PriorityQueue is unbounded and not thread-safe. PriorityBlockingQueue is unbounded, thread-safe, and adds blocking semantics — take() blocks while empty, letting consumer threads sleep efficiently until producers add work. Both are heap-based with the same priority semantics; the difference is concurrency.
Side-by-side
| Aspect | PriorityQueue | PriorityBlockingQueue |
|---|---|---|
| Package | java.util | java.util.concurrent |
| Thread-safe | No | Yes (ReentrantLock internally) |
| Bounded? | No (grows on add) | No (grows on add) |
| Blocks on empty take? | N/A — poll returns null | take() blocks until non-empty |
| Blocks on full put? | N/A — never full | N/A — never full (unbounded) |
| Allows null? | No (NPE) | No (NPE) |
| Iterator order | Heap order (undefined for priority) | Weakly consistent snapshot, heap order |
| Initial capacity | 11 | 11 |
| Comparator support | Yes | Yes |
Why "unbounded but blocking"
BlockingQueue traditionally implies bounded — ArrayBlockingQueue(int capacity) blocks producers when full. PriorityBlockingQueue is unusual: it blocks consumers on empty (the useful case for priority work) but never blocks producers, growing the heap as needed.
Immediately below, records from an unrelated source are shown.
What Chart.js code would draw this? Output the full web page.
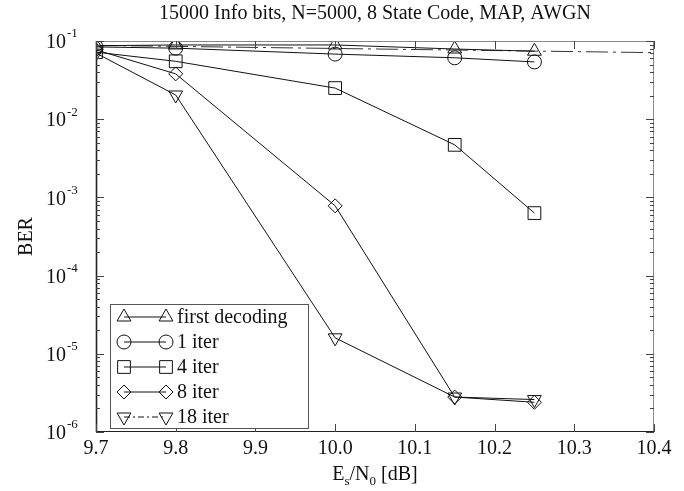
<!DOCTYPE html>
<html>
<head>
<meta charset="utf-8">
<script src="https://cdn.jsdelivr.net/npm/chart.js@4/dist/chart.umd.min.js"></script>
<style>
  body { margin: 0; background: #fff; }
  canvas { display: block; }
</style>
</head>
<body>
<canvas id="berChart" width="684" height="491"></canvas>
<script>
// Data
const snr = [9.7, 9.8, 10.0, 10.15, 10.25];
const firstDecoding = [0.087, 0.089, 0.089, 0.079, 0.074];
const iter1 = [0.084, 0.081, 0.068, 0.061, 0.054];
const iter4 = [0.072, 0.055, 0.025, 0.0047, 0.00063];
const iter8 = [0.077, 0.038, 0.00078, 0.0000028, 0.0000024];
const iter18 = [0.070, 0.0204, 0.000016, 0.0000028, 0.0000026];
// dash-dot reference line across the top
const refX = [9.7, 10.4];
const refY = [0.088, 0.071];

const xTicks = [9.7, 9.8, 9.9, 10.0, 10.1, 10.2, 10.3, 10.4];
const yDecades = [-1, -2, -3, -4, -5, -6];

const serif = "'Liberation Serif', 'DejaVu Serif', serif";

function pts(xs, ys) {
    return xs.map((x, i) => ({ x: x, y: ys[i] }));
}

function series(label, ys, style, radius, rotation, legendDash) {
    return {
        label: label,
        data: pts(snr, ys),
        borderColor: '#111',
        borderWidth: 1,
        backgroundColor: 'rgba(0,0,0,0)',
        pointStyle: style,
        pointRadius: radius,
        pointRotation: rotation,
        pointBorderColor: '#111',
        pointBackgroundColor: 'rgba(0,0,0,0)',
        pointBorderWidth: 1,
        tension: 0,
        legendDash: legendDash
    };
}

// Frame, inward ticks, tick labels, titles and legend
const decorations = {
    id: 'decorations',
    afterDraw(chart) {
        const ctx = chart.ctx;
        const a = chart.chartArea;
        const xs = chart.scales.x;
        const ys = chart.scales.y;
        ctx.save();

        // frame
        ctx.lineWidth = 1;
        ctx.strokeStyle = '#888';
        ctx.beginPath();
        ctx.moveTo(a.left, a.top + 0.5); ctx.lineTo(a.right, a.top + 0.5);
        ctx.moveTo(a.right - 0.5, a.top); ctx.lineTo(a.right - 0.5, a.bottom);
        ctx.stroke();
        ctx.strokeStyle = '#222';
        ctx.beginPath();
        ctx.moveTo(a.left, a.bottom - 0.5); ctx.lineTo(a.right, a.bottom - 0.5);
        ctx.stroke();
        ctx.lineWidth = 1.6;
        ctx.beginPath();
        ctx.moveTo(a.left + 0.5, a.top); ctx.lineTo(a.left + 0.5, a.bottom);
        ctx.stroke();

        // x ticks (inward, top and bottom)
        ctx.lineWidth = 1;
        ctx.strokeStyle = '#444';
        ctx.beginPath();
        xTicks.forEach(v => {
            const px = Math.round(xs.getPixelForValue(v)) + 0.5;
            ctx.moveTo(px, a.bottom); ctx.lineTo(px, a.bottom - 8);
            ctx.moveTo(px, a.top); ctx.lineTo(px, a.top + 8);
        });
        // y ticks, major and minor, left and right
        for (let e = -6; e <= -1; e++) {
            for (let m = 1; m <= 9; m++) {
                const v = m * Math.pow(10, e);
                if (v > 0.1 + 1e-12) continue;
                const py = Math.round(ys.getPixelForValue(v)) + 0.5;
                const len = m === 1 ? 8 : 4;
                ctx.moveTo(a.left, py); ctx.lineTo(a.left + len, py);
                ctx.moveTo(a.right, py); ctx.lineTo(a.right - len, py);
            }
        }
        ctx.stroke();

        // y tick labels 10^k
        ctx.fillStyle = '#111';
        yDecades.forEach(k => {
            const py = ys.getPixelForValue(Math.pow(10, k));
            ctx.font = '20px ' + serif;
            ctx.textAlign = 'right';
            ctx.textBaseline = 'middle';
            ctx.fillText('10', 66, py + 2);
            ctx.font = '13px ' + serif;
            ctx.textAlign = 'left';
            ctx.fillText(String(k), 67, py - 7);
        });

        // title
        ctx.font = '20px ' + serif;
        ctx.textAlign = 'center';
        ctx.textBaseline = 'middle';
        ctx.fillText('15000 Info bits, N=5000, 8 State Code, MAP, AWGN', (a.left + a.right) / 2, 14);

        // y axis title
        ctx.save();
        ctx.translate(27, (a.top + a.bottom) / 2);
        ctx.rotate(-Math.PI / 2);
        ctx.fillText('BER', 0, 0);
        ctx.restore();

        // x axis title E_s/N_0 [dB]
        const cx = (a.left + a.right) / 2;
        const base = 480;
        const parts = [['E', 20, 0], ['s', 13, 5], ['/N', 20, 0], ['0', 13, 5], [' [dB]', 20, 0]];
        let total = 0;
        parts.forEach(p => { ctx.font = p[1] + 'px ' + serif; total += ctx.measureText(p[0]).width; });
        let px = cx - total / 2;
        ctx.textAlign = 'left';
        ctx.textBaseline = 'alphabetic';
        parts.forEach(p => {
            ctx.font = p[1] + 'px ' + serif;
            ctx.fillText(p[0], px, base + p[2]);
            px += ctx.measureText(p[0]).width;
        });

        // legend
        const lx = 110, ly = 304, lw = 198, lh = 124;
        ctx.fillStyle = '#fff';
        ctx.fillRect(lx, ly, lw, lh);
        ctx.strokeStyle = '#555';
        ctx.lineWidth = 1;
        ctx.strokeRect(lx + 0.5, ly + 0.5, lw, lh);
        chart.data.datasets.forEach((ds, i) => {
            if (!ds.label) return;
            const rowY = ly + 13 + i * 25;
            ctx.strokeStyle = '#111';
            ctx.lineWidth = 1;
            ctx.setLineDash(ds.legendDash || []);
            ctx.beginPath();
            ctx.moveTo(124, rowY); ctx.lineTo(166, rowY);
            ctx.stroke();
            ctx.setLineDash([]);
            const opts = {
                pointStyle: ds.pointStyle,
                radius: ds.pointRadius,
                rotation: ds.pointRotation,
                borderWidth: 1
            };
            ctx.fillStyle = 'rgba(0,0,0,0)';
            Chart.helpers.drawPoint(ctx, opts, 124, rowY);
            Chart.helpers.drawPoint(ctx, opts, 166, rowY);
            ctx.fillStyle = '#111';
            ctx.font = '20px ' + serif;
            ctx.textAlign = 'left';
            ctx.textBaseline = 'middle';
            ctx.fillText(ds.label, 177, rowY + 1);
        });

        ctx.restore();
    }
};

const ctx = document.getElementById('berChart').getContext('2d');

new Chart(ctx, {
    type: 'line',
    data: {
        datasets: [
            series('first decoding', firstDecoding, 'triangle', 8, 0, []),
            series('1 iter', iter1, 'circle', 7, 0, []),
            series('4 iter', iter4, 'rect', 9, 0, []),
            series('8 iter', iter8, 'rectRot', 7, 0, []),
            series('18 iter', iter18, 'triangle', 8, 180, [6, 3, 2, 3]),
            {
                label: '',
                data: pts(refX, refY),
                borderColor: '#333',
                borderWidth: 1,
                borderDash: [22, 5, 3, 5],
                pointRadius: 0,
                tension: 0
            }
        ]
    },
    options: {
        responsive: false,
        animation: false,
        layout: {
            padding: { top: 41, right: 30, left: 0, bottom: 0 }
        },
        plugins: {
            legend: { display: false },
            tooltip: { enabled: false }
        },
        scales: {
            x: {
                type: 'linear',
                min: 9.7,
                max: 10.4,
                afterFit: s => { s.height = 59; },
                afterBuildTicks: s => { s.ticks = xTicks.map(v => ({ value: v })); },
                grid: { display: false, drawTicks: false },
                border: { display: false },
                ticks: {
                    padding: 5,
                    color: '#111',
                    font: { family: serif, size: 20 },
                    maxRotation: 0,
                    autoSkip: false,
                    callback: v => v.toFixed(1)
                }
            },
            y: {
                type: 'logarithmic',
                min: 1e-6,
                max: 1e-1,
                afterFit: s => { s.width = 96; },
                grid: { display: false, drawTicks: false },
                border: { display: false },
                ticks: { display: false }
            }
        }
    },
    plugins: [decorations]
});
</script>
</body>
</html>
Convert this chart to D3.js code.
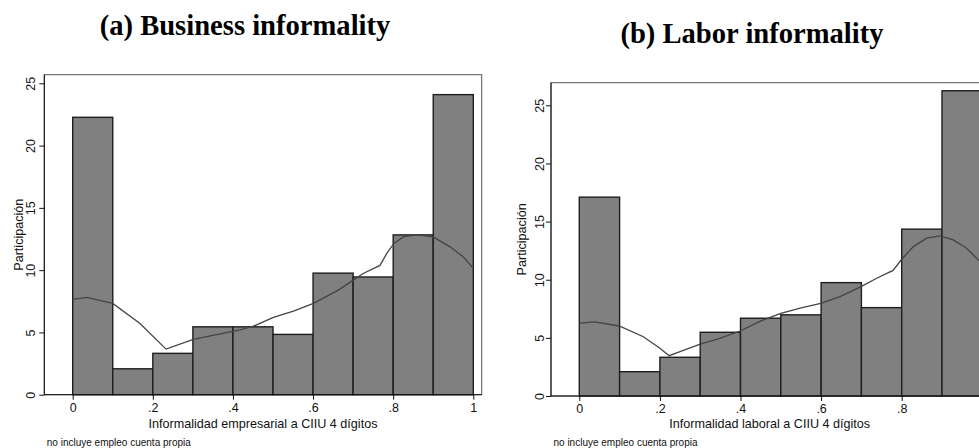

The trade-off: producers can't apply back-pressure via the queue. If a producer outpaces consumers indefinitely, the heap grows until OOM. Pair it with explicit rate limiting or a Semaphore.
Code: producer-consumer with priorities
public record Task(int priority, String name) implements Comparable<Task> {
@Override
public int compareTo(Task other) {
return Integer.compare(this.priority, other.priority); // lower = higher priority
}
}
PriorityBlockingQueue<Task> queue = new PriorityBlockingQueue<>();
// Producer
Thread producer = new Thread(() -> {
queue.put(new Task(5, "low")); // never blocks (unbounded)
queue.put(new Task(1, "urgent"));
queue.put(new Task(3, "medium"));
});
// Consumer
Thread consumer = new Thread(() -> {
try {
while (true) {
Task t = queue.take(); // blocks on empty
System.out.println("Processing: " + t.name());
}
} catch (InterruptedException e) {
Thread.currentThread().interrupt();
}
});The consumer wakes up only when there's work, with the highest-priority task immediately available — no busy-wait, no poll() == null polling loop.
When to use which
- Single-threaded priority work (sort by priority, top-k, Dijkstra, A*) —
PriorityQueue. Faster, no locking overhead. - Multiple consumer threads pulling priority-ordered work —
PriorityBlockingQueue. Built-in blocking + lock-based safety. - High-contention priority work where you want lock-free — neither. There's no JDK-provided lock-free priority queue. Consider
ConcurrentSkipListMapkeyed by priority for a sorted-but-concurrent alternative.
Internal locking strategy
PriorityBlockingQueue uses a single ReentrantLock guarding the heap. All put, offer, poll, take, peek, and iterator acquire this lock. This makes operations atomic but serializes them — high contention with many producers hurts throughput.
For very high contention, look at LinkedTransferQueue (FIFO only) or partition work across multiple queues by priority class.
Take with timeout
Task t = queue.poll(500, TimeUnit.MILLISECONDS);
if (t == null) {
// timeout — no work after 500ms
} else {
process(t);
}This is the standard pattern for shutdown-aware consumers: poll with timeout, check shutdown flag, loop.